» Challenge:
Copy out the whole listing exactly as written, leaving the pictures behind.

» Data shown:
╔══

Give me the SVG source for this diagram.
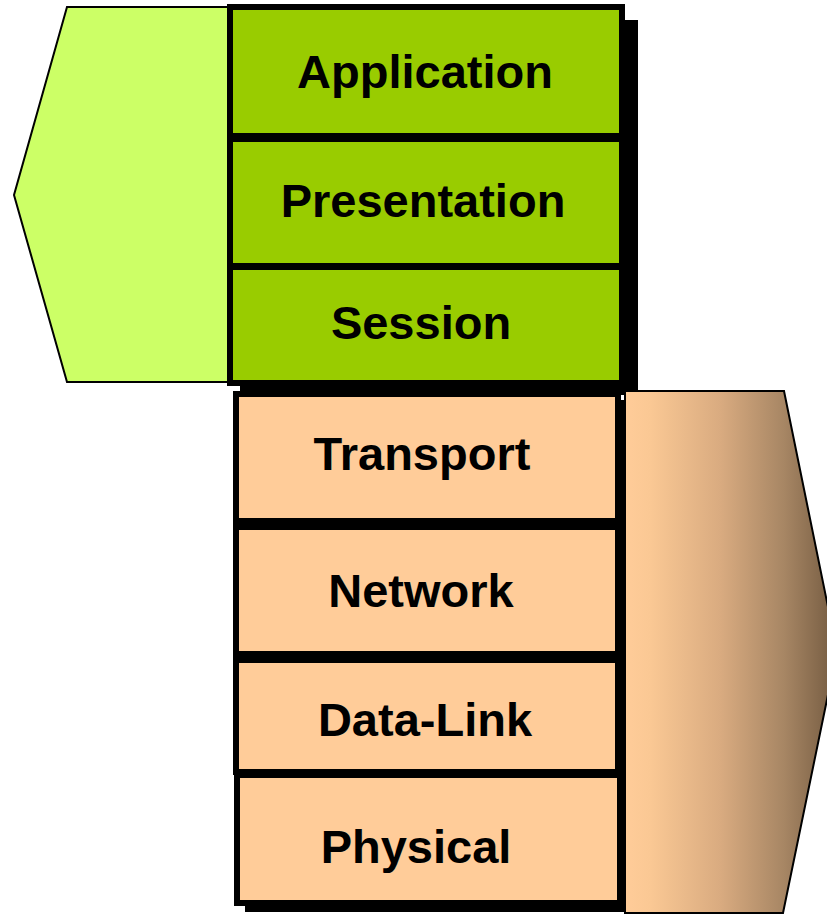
<svg xmlns="http://www.w3.org/2000/svg" width="827" height="917" viewBox="0 0 827 917">
<defs>
<style>
.lbl{font-family:"Liberation Sans",Arial,sans-serif;font-weight:bold;font-size:47px;fill:#000;text-anchor:middle}
.g{fill:#99CC00;stroke:#000;stroke-width:6}
.o{fill:#FFCC99;stroke:#000;stroke-width:6}
.sh{fill:#000}
</style>
<linearGradient id="brown" gradientUnits="userSpaceOnUse" x1="625" y1="0" x2="837" y2="0">
<stop offset="0" stop-color="#FFCC99"/>
<stop offset="0.12" stop-color="#FAC894"/>
<stop offset="0.45" stop-color="#D9AB80"/>
<stop offset="0.75" stop-color="#A78664"/>
<stop offset="1" stop-color="#735A40"/>
</linearGradient>
</defs>
<rect width="827" height="917" fill="#fff"/>
<g id="upper-bracket">
<polygon points="67,7 228,7 228,382 67,382 14,195" fill="#CCFF66" stroke="#000" stroke-width="2"/>
</g>
<g id="upper-shadow"><rect class="sh" x="240" y="20" width="398" height="375"/></g>
<g id="application"><rect class="g" x="230" y="7" width="392" height="129"/><text class="lbl" x="425" y="88">Application</text></g>
<g id="presentation"><rect class="g" x="230" y="139" width="392" height="127"/><text class="lbl" x="423" y="217">Presentation</text></g>
<g id="session"><rect class="g" x="230" y="267" width="392" height="116"/><text class="lbl" x="421" y="339">Session</text></g>
<g id="lower-shadow"><rect class="sh" x="245" y="400" width="383" height="512"/></g>
<g id="lower-bracket">
<polygon points="625,391 784,391 837,651 783,913 625,913" fill="url(#brown)" stroke="#000" stroke-width="2"/>
</g>
<g id="transport"><rect class="o" x="236" y="394" width="382" height="127"/><text class="lbl" x="422" y="470">Transport</text></g>
<g id="network"><rect class="o" x="236" y="527" width="382" height="127"/><text class="lbl" x="421" y="607">Network</text></g>
<g id="data-link"><rect class="o" x="236" y="660" width="382" height="112"/><text class="lbl" x="425" y="736">Data-Link</text></g>
<g id="physical"><rect class="o" x="237" y="775" width="383" height="128"/><text class="lbl" x="416" y="863">Physical</text></g>
<g id="connectors"></g>
</svg>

╚══

» Response:
Give me the SVG source for this diagram.
<svg xmlns="http://www.w3.org/2000/svg" width="827" height="917" viewBox="0 0 827 917">
<defs>
<style>
.lbl{font-family:"Liberation Sans",Arial,sans-serif;font-weight:bold;font-size:47px;fill:#000;text-anchor:middle}
.g{fill:#99CC00;stroke:#000;stroke-width:6}
.o{fill:#FFCC99;stroke:#000;stroke-width:6}
.sh{fill:#000}
</style>
<linearGradient id="brown" gradientUnits="userSpaceOnUse" x1="625" y1="0" x2="837" y2="0">
<stop offset="0" stop-color="#FFCC99"/>
<stop offset="0.12" stop-color="#FAC894"/>
<stop offset="0.45" stop-color="#D9AB80"/>
<stop offset="0.75" stop-color="#A78664"/>
<stop offset="1" stop-color="#735A40"/>
</linearGradient>
</defs>
<rect width="827" height="917" fill="#fff"/>
<g id="upper-bracket">
<polygon points="67,7 228,7 228,382 67,382 14,195" fill="#CCFF66" stroke="#000" stroke-width="2"/>
</g>
<g id="upper-shadow"><rect class="sh" x="240" y="20" width="398" height="375"/></g>
<g id="application"><rect class="g" x="230" y="7" width="392" height="129"/><text class="lbl" x="425" y="88">Application</text></g>
<g id="presentation"><rect class="g" x="230" y="139" width="392" height="127"/><text class="lbl" x="423" y="217">Presentation</text></g>
<g id="session"><rect class="g" x="230" y="267" width="392" height="116"/><text class="lbl" x="421" y="339">Session</text></g>
<g id="lower-shadow"><rect class="sh" x="245" y="400" width="383" height="512"/></g>
<g id="lower-bracket">
<polygon points="625,391 784,391 837,651 783,913 625,913" fill="url(#brown)" stroke="#000" stroke-width="2"/>
</g>
<g id="transport"><rect class="o" x="236" y="394" width="382" height="127"/><text class="lbl" x="422" y="470">Transport</text></g>
<g id="network"><rect class="o" x="236" y="527" width="382" height="127"/><text class="lbl" x="421" y="607">Network</text></g>
<g id="data-link"><rect class="o" x="236" y="660" width="382" height="112"/><text class="lbl" x="425" y="736">Data-Link</text></g>
<g id="physical"><rect class="o" x="237" y="775" width="383" height="128"/><text class="lbl" x="416" y="863">Physical</text></g>
<g id="connectors"></g>
</svg>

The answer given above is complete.